Matisse-inspired figures dance across tiles in Karen Deans’ kitchen. The whimsical shapes divide the sink’s backsplash in a single line of hand-painted color. Though small, they’re among the most important works she has created.
“Those are the first tiles I ever painted,” says Deans during a tour of her home. “We were renovating the kitchen and I thought, ‘I should just make the art myself.’”
And so the muralist and illustrator stumbled upon the turning point in her career: the birth of her wooden-tile business. Deans enjoyed painting on a small surface and began experimenting with wood after purchasing square wooden panels at an art store.
“It was really a matter of going back to something I had always been pleased by visually,” Deans explains. “Canvas was fine, but it doesn’t do it for me. I love the way the oil looks, feels on the wood.” From there, “Little pieces just began falling into place.”
Her first wooden tiles were displayed at Studio Gallery in Washington, DC, in 2004, and commissions soon started rolling in. After years as a painter and struggling writer, the mother of three felt she’d finally found her niche.
“I knew this was going to be something big. I didn’t know why or how, but I had to go with it,” she says.
Today, Deans sells thousands of wooden tiles a year through boutiques and stores across the country. From her home studio, she designs and assembles her six- and eight-square-inch tiles, producing up to 25 limited-edition pieces each season. The tiles come in four or five color palettes, each reflecting Deans’ love of textiles and nature patterns.
Flowers are a common theme of her work, though each pattern is unique. Some floral tiles have an ethereal quality, while others call to mind the prints of vintage dresses. Deans’ contemporary pieces tap into her love of Asian pottery and explore the intricate weave of fabrics such as tatami and tweed.
The designs are mounted onto thick wooden frames that “make the image look as if it is floating on the wall,” Deans says. This three-dimensional quality makes her tiles a focal point of a room, so customers often purchase five or six at a time, arranging them “like patches in a quilt.”
Deans’ work is inspired by Post-Impressionist painters such as Paul Gauguin and Émile Bernard, by the years she spent studying art history in Paris, and even by her family.
“We were staring at the way the sunlight was hitting the wall one day, and [my daughter] Maisy said, ‘Mom, that’s a wooden tile,’” she muses.
Deans’ creative process comes together in her studio, a sunlit room attached to her kitchen. Here, a tile begins as a mere sketch or doodle before the design is replicated freehand on a piece of fiberboard. The wood has been primed and sanded twice and painted with an earth-tone under-color that adds warmth to the finished piece.

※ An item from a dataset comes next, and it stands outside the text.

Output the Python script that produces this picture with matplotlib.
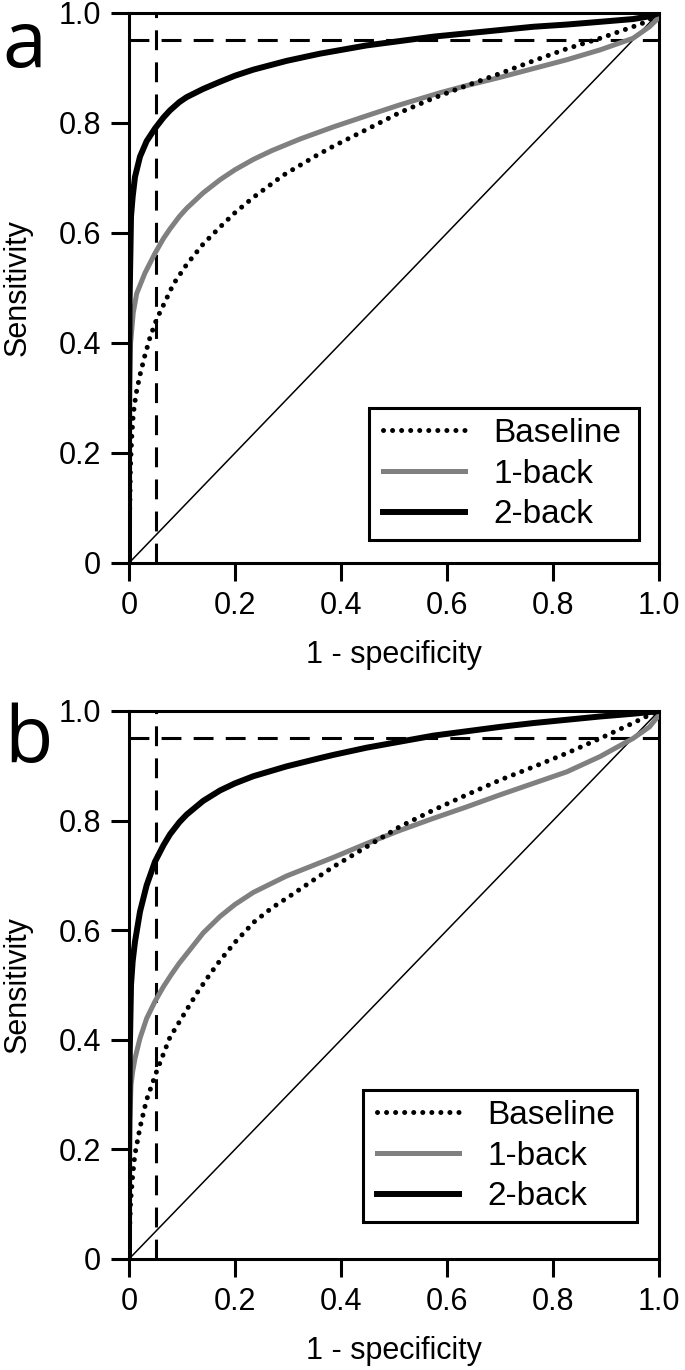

Deans then follows the lines of her sketch with an “earth red” shade. Once dry, she paints between the lines with colors that impart “vibrancy and fluidity” to create a visual punch. When finished, she develops digital copies of each image and sends them to an outside printer who uses a machine to replicate them. Designs are then sent back to Deans in large sheets of uncut watercolor paper.

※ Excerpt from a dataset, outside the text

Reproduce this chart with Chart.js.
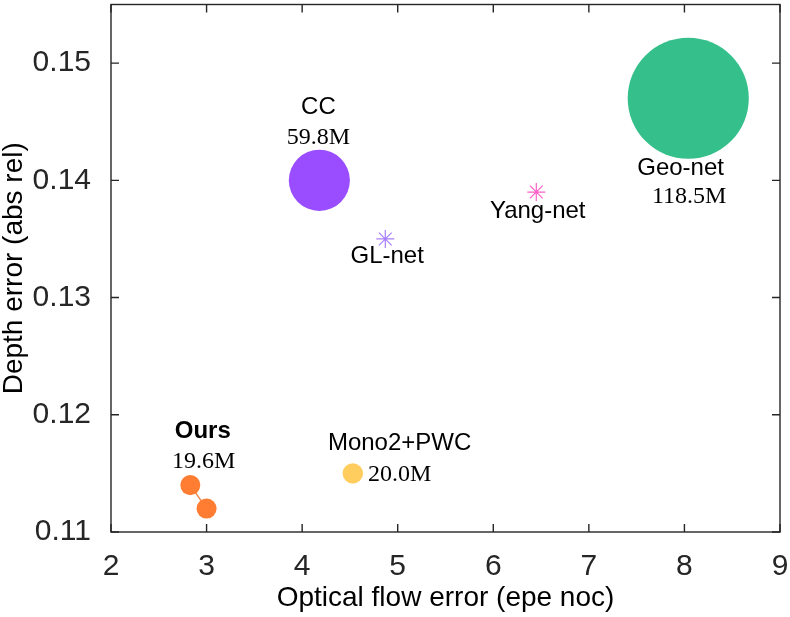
<!DOCTYPE html>
<html>
<head>
<meta charset="utf-8">
<script src="https://cdn.jsdelivr.net/npm/chart.js@4.4.0/dist/chart.umd.min.js"></script>
<style>
  html, body { margin: 0; padding: 0; background: #fff; }
  #wrap { width: 790px; height: 617px; }
</style>
</head>
<body>
<div id="wrap"><canvas id="tradeoffChart"></canvas></div>
<script>
// values
const xTicks = [2, 3, 4, 5, 6, 7, 8, 9];
const yTicks = [0.11, 0.12, 0.13, 0.14, 0.15];

const names = ['Mono2+PWC', 'CC', 'GL-net', 'Yang-net', 'Geo-net'];
const flowEpe = [4.53, 4.18, 4.87, 6.45, 8.04];
const depthAbsRel = [0.115, 0.140, 0.135, 0.139, 0.147];
const paramsM = [20.0, 59.8, null, null, 118.5];

const oursFlowEpe = [2.83, 3.0];
const oursAbsRel = [0.114, 0.112];
const oursParamsM = 19.6;

const colors = ['#ffcc5e', '#9a4dff', '#a880ff', '#ff5fc9', '#35c08b'];
const oursColor = '#ff7d33';

const SANS = "'Liberation Sans', Arial, Helvetica, sans-serif";
const SERIF = "'Liberation Serif', 'Times New Roman', serif";
const pxPerM = 0.511; // bubble radius per million params

// text annotations, anchored in data units
const notes = [
    { text: 'Ours', x: 2.96, y: 0.11855, bold: true },
    { text: oursParamsM.toFixed(1) + 'M', x: 2.97, y: 0.11598, serif: true },
    { text: 'Mono2+PWC', x: 5.02, y: 0.11756 },
    { text: paramsM[0].toFixed(1) + 'M', x: 4.69, y: 0.11485, serif: true, align: 'left' },
    { text: 'CC', x: 4.17, y: 0.14621 },
    { text: paramsM[1].toFixed(1) + 'M', x: 4.17, y: 0.14364, serif: true },
    { text: 'GL-net', x: 4.89, y: 0.1335 },
    { text: 'Yang-net', x: 6.465, y: 0.13735 },
    { text: 'Geo-net', x: 7.96, y: 0.14106 },
    { text: paramsM[4].toFixed(1) + 'M', x: 8.05, y: 0.13863, serif: true }
];

function buildDatasets() {
    let sets = [];
    sets.push({
        label: 'Ours',
        data: oursFlowEpe.map((v, i) => ({ x: v, y: oursAbsRel[i] })),
        showLine: true,
        borderColor: '#e98a4e',
        borderWidth: 1.5,
        pointRadius: oursParamsM * pxPerM,
        pointBackgroundColor: oursColor,
        pointBorderWidth: 0
    });
    names.forEach((n, i) => {
        let isStar = paramsM[i] === null;
        sets.push({
            label: n,
            data: [{ x: flowEpe[i], y: depthAbsRel[i] }],
            pointStyle: isStar ? 'star' : 'circle',
            pointRadius: isStar ? 9 : paramsM[i] * pxPerM,
            pointBackgroundColor: colors[i],
            pointBorderColor: colors[i],
            pointBorderWidth: isStar ? 1.2 : 0
        });
    });
    return sets;
}

const boxPlugin = {
    id: 'boxPlugin',
    afterDatasetsDraw(chart) {
        let ctx = chart.ctx;
        let a = chart.chartArea;
        let sx = chart.scales.x, sy = chart.scales.y;
        ctx.save();
        ctx.strokeStyle = '#262626';
        ctx.lineWidth = 1.4;
        ctx.strokeRect(a.left, a.top, a.right - a.left, a.bottom - a.top);
        ctx.beginPath();
        xTicks.forEach(v => {
            let px = sx.getPixelForValue(v);
            ctx.moveTo(px, a.bottom); ctx.lineTo(px, a.bottom - 8);
            ctx.moveTo(px, a.top); ctx.lineTo(px, a.top + 8);
        });
        yTicks.forEach(v => {
            let py = sy.getPixelForValue(v);
            ctx.moveTo(a.left, py); ctx.lineTo(a.left + 8, py);
            ctx.moveTo(a.right, py); ctx.lineTo(a.right - 8, py);
        });
        ctx.stroke();

        // labels
        ctx.fillStyle = '#000';
        ctx.textBaseline = 'middle';
        notes.forEach(n => {
            ctx.font = (n.bold ? 'bold ' : '') + '24px ' + (n.serif ? SERIF : SANS);
            ctx.textAlign = n.align || 'center';
            ctx.fillText(n.text, sx.getPixelForValue(n.x), sy.getPixelForValue(n.y));
        });
        ctx.restore();
    }
};

function noPad(s) {
    s.paddingTop = 0;
    s.paddingBottom = 0;
    s.paddingLeft = 0;
    s.paddingRight = 0;
}

function manageTradeoffChart() {
    let ctx = document.getElementById('tradeoffChart').getContext('2d');
    let chart = new Chart(ctx, {
        type: 'scatter',
        data: { datasets: buildDatasets() },
        options: {
            responsive: true,
            maintainAspectRatio: false,
            animation: false,
            layout: { autoPadding: false, padding: { top: 4.5, right: 10, left: 0, bottom: 0 } },
            plugins: {
                legend: { display: false },
                tooltip: { enabled: false }
            },
            scales: {
                x: {
                    type: 'linear',
                    min: 2,
                    max: 9,
                    afterBuildTicks: s => { s.ticks = xTicks.map(v => ({ value: v })); },
                    afterFit: s => { s.height = 85; noPad(s); },
                    grid: { display: false },
                    border: { display: false },
                    ticks: {
                        padding: 9,
                        color: '#262626',
                        font: { family: SANS, size: 30, lineHeight: 1.2 },
                        callback: v => String(v)
                    },
                    title: {
                        display: true,
                        text: 'Optical flow error (epe noc)',
                        color: '#000',
                        padding: { top: 0, bottom: 5 },
                        font: { family: SANS, size: 28, lineHeight: 1 }
                    }
                },
                y: {
                    type: 'linear',
                    min: 0.11,
                    max: 0.155,
                    afterBuildTicks: s => { s.ticks = yTicks.map(v => ({ value: v })); },
                    afterFit: s => { s.width = 111; noPad(s); },
                    grid: { display: false },
                    border: { display: false },
                    ticks: {
                        padding: 12,
                        color: '#262626',
                        font: { family: SANS, size: 30 },
                        callback: v => v.toFixed(2)
                    },
                    title: {
                        display: true,
                        text: 'Depth error (abs rel)',
                        color: '#000',
                        padding: { top: 0, bottom: 0 },
                        font: { family: SANS, size: 28, lineHeight: 1 }
                    }
                }
            }
        },
        plugins: [boxPlugin]
    });
}

manageTradeoffChart();
</script>
</body>
</html>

The assembly process takes place in her basement, where an intern varnishes the images, cuts out individual tiles, and mounts them onto frames which have been sanded and painted in a six-step process.
“It is a lot of work,” Deans says, “but it is very satisfying to look at.”

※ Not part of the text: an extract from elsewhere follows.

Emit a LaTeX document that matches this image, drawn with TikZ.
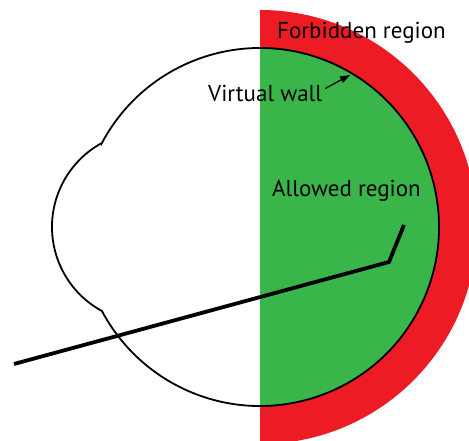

Her business has branched out into a stationery line and a collection of tile-themed tables. And recently, she has revisited her other passion—writing.
Her first children’s book was released last year, and she’s under contract to write two more. Like her artwork, this piece of her creative life seems to have fallen into place.
Still, Deans acknowledges it’s not that simple. “I’ve worked really hard for a really long time,” she says.
“When you continue to put yourself out there long enough, eventually someone will throw something back to you.”